25 Aug 2011 10:41 AM EST
-by Alex Mangini, Staff Writer
The National Center on Addiction and Substance Abuse at Columbia University has found that teenagers who use social media are more likely to drink and use drugs.
"We're not saying [social media] causes it," Joseph Califano, the center's chairman, told the Chicago Tribune. "But we are saying that this is a characteristic that should signal to [parents] that, well, you ought to be watching."
Their special back-to-school survey illustrates that teens that spend any time at all social networking are five times more likely to use tobacco, three times more likely to abuse alcohol, and twice as likely to use marijuana than those that do not use such sites.
The NCASA does these surveys annually in order to track teens' attitudes on drinking, smoking and drug abuse. This year marks the first that it added questions about social media.
Dana Litt, a psychologist at the University of Washington in Seattle, did an experiment last year where she showed teens Facebook profiles that depicted adolescents drinking, the Tribune explains.

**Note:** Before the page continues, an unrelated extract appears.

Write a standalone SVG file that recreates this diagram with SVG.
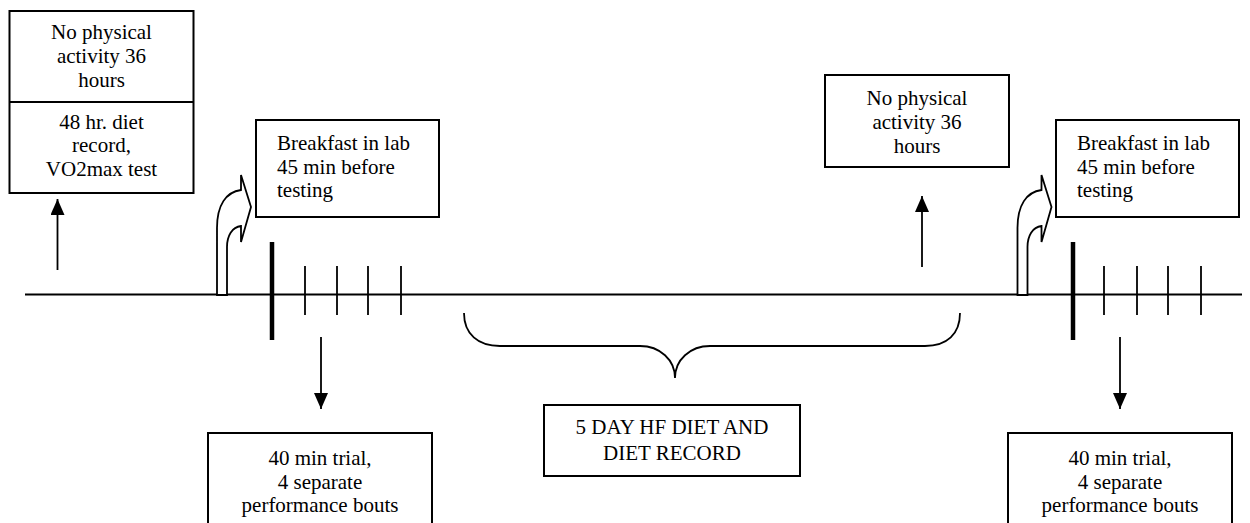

"I found that even in a fairly brief exposure … individuals who saw these alcohol images said they were more willing to get drunk in the future and thought the type of person who got drunk was more favorable," she said.
"When someone constantly sees photos of parties, they sort of feel they're missing out," Michael Degrace, a 17 year-old high school student said. "It sort of glorifies the whole thing. Especially if you haven't done it before, it could be a gateway to make them think it's all right."
Ray Schellenberger, a high school guidance counselor, however, still believes that more traditional forms of peer pressure will still persist, even given the new technological landscape of socializing.